:: THE PROBLEM ::
Under this line sits a listing. Repeat exactly and only its lines from the one holding "Output the Python" through the one holding "edgecolor='black', linewidth=1.3))"; skip pictures.

═══ DATASET EXTRACT

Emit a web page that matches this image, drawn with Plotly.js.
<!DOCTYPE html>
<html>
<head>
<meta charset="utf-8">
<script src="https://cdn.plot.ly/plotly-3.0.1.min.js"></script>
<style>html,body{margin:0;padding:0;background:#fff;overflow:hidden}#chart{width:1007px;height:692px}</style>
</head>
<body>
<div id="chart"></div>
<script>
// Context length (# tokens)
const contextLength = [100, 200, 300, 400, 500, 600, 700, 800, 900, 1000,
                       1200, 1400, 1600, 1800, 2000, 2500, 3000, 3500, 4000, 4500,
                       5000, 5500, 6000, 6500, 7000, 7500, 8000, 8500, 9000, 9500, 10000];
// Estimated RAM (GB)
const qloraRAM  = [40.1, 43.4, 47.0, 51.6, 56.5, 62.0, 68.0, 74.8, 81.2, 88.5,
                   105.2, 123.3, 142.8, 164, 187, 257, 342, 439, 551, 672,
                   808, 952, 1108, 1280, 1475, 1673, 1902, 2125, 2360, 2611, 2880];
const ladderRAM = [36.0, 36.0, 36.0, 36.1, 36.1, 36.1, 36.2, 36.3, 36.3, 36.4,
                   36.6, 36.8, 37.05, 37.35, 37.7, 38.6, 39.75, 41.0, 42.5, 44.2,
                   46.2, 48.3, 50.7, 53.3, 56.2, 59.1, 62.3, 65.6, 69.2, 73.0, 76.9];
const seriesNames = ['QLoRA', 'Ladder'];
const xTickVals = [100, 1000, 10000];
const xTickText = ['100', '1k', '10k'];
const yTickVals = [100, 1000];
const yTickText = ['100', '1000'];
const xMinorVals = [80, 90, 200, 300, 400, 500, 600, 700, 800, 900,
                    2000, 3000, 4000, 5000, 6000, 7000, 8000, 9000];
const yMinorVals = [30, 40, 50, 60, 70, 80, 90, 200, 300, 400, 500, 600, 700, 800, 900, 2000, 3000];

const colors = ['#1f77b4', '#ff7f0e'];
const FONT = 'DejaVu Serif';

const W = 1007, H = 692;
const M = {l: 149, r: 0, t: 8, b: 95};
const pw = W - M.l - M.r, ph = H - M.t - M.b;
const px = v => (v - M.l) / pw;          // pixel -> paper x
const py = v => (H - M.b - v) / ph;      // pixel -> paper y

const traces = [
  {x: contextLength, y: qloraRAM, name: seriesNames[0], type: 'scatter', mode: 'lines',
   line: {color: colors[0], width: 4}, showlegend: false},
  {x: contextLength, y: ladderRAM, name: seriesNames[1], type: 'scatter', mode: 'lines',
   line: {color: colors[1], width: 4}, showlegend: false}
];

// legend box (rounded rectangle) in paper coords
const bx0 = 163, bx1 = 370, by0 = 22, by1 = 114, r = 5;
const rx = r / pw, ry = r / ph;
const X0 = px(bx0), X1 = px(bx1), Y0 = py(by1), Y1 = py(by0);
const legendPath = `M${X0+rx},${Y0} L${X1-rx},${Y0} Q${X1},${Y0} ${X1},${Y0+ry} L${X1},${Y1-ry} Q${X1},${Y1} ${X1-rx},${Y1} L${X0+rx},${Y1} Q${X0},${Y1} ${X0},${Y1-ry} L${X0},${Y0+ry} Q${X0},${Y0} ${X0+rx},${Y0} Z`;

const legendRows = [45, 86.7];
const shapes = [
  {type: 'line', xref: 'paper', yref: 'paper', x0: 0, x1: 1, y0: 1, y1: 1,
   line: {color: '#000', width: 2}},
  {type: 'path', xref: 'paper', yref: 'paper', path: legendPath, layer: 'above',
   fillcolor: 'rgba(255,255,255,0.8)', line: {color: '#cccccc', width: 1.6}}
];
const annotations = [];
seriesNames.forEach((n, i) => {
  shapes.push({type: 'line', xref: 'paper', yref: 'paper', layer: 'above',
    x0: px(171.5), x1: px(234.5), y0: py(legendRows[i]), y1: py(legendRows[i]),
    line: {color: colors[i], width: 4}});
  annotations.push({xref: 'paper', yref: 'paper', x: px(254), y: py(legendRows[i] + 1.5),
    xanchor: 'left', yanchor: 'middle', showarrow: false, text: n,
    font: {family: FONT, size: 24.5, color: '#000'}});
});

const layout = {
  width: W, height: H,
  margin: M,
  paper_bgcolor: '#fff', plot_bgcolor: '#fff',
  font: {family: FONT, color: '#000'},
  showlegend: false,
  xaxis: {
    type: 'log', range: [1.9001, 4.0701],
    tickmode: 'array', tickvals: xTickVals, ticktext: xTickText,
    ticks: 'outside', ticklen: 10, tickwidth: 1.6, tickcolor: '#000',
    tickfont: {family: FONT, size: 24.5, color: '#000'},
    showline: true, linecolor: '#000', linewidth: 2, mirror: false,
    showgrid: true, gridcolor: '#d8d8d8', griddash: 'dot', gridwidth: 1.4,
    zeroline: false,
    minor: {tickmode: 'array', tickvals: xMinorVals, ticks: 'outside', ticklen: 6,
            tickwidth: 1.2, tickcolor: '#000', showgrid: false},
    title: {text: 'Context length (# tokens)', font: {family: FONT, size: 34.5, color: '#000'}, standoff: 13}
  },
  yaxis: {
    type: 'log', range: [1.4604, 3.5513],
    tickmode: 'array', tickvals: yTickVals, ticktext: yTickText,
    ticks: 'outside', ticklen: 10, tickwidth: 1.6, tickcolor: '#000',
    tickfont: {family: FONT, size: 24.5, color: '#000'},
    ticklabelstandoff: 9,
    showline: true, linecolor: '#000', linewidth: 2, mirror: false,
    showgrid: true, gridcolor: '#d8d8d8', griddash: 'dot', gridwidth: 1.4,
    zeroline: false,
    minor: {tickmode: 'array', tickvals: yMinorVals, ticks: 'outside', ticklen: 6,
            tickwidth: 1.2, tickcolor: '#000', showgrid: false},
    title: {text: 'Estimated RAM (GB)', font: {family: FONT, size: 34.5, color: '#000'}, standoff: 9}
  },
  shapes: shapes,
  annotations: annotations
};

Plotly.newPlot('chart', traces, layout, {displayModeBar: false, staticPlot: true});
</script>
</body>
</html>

══════
═══ DATASET EXTRACT

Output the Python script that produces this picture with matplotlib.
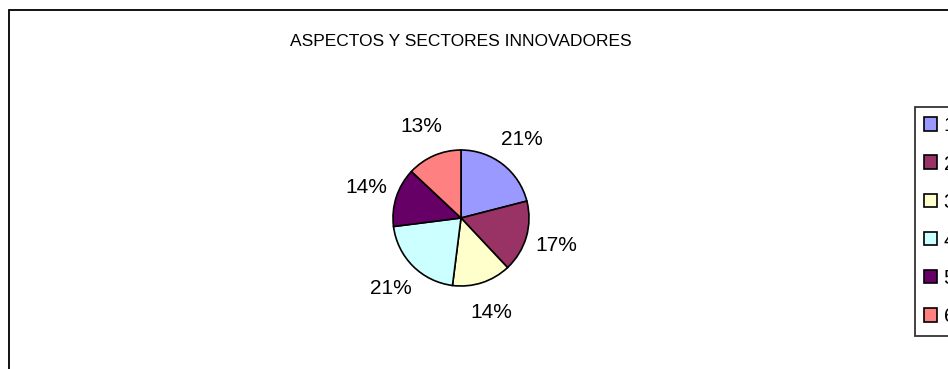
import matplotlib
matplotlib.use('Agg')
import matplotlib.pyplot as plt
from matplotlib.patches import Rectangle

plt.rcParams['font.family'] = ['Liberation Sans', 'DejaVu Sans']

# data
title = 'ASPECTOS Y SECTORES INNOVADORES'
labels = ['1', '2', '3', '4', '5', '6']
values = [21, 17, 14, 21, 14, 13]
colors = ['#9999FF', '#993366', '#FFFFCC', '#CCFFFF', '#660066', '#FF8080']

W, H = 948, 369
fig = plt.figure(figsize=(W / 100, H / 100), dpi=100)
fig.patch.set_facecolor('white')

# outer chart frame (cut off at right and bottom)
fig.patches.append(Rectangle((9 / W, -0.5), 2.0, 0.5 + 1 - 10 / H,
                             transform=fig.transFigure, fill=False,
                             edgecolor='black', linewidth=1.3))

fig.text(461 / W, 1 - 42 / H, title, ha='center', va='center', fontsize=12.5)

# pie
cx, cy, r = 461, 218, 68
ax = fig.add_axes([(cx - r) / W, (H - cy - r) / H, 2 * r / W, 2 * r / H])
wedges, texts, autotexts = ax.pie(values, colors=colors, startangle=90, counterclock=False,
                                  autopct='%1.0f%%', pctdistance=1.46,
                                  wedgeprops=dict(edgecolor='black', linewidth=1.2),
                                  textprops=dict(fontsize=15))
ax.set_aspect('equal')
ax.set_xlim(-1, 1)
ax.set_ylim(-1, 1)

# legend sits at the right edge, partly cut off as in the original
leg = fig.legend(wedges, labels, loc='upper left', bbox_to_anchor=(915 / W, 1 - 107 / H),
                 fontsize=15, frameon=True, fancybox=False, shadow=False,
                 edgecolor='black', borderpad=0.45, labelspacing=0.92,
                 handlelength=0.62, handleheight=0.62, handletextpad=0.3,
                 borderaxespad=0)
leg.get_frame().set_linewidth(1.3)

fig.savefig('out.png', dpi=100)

══════

:: FULL SOLUTION ::
Output the Python script that produces this picture with matplotlib.
import matplotlib
matplotlib.use('Agg')
import matplotlib.pyplot as plt
from matplotlib.patches import Rectangle

plt.rcParams['font.family'] = ['Liberation Sans', 'DejaVu Sans']

# data
title = 'ASPECTOS Y SECTORES INNOVADORES'
labels = ['1', '2', '3', '4', '5', '6']
values = [21, 17, 14, 21, 14, 13]
colors = ['#9999FF', '#993366', '#FFFFCC', '#CCFFFF', '#660066', '#FF8080']

W, H = 948, 369
fig = plt.figure(figsize=(W / 100, H / 100), dpi=100)
fig.patch.set_facecolor('white')

# outer chart frame (cut off at right and bottom)
fig.patches.append(Rectangle((9 / W, -0.5), 2.0, 0.5 + 1 - 10 / H,
                             transform=fig.transFigure, fill=False,
                             edgecolor='black', linewidth=1.3))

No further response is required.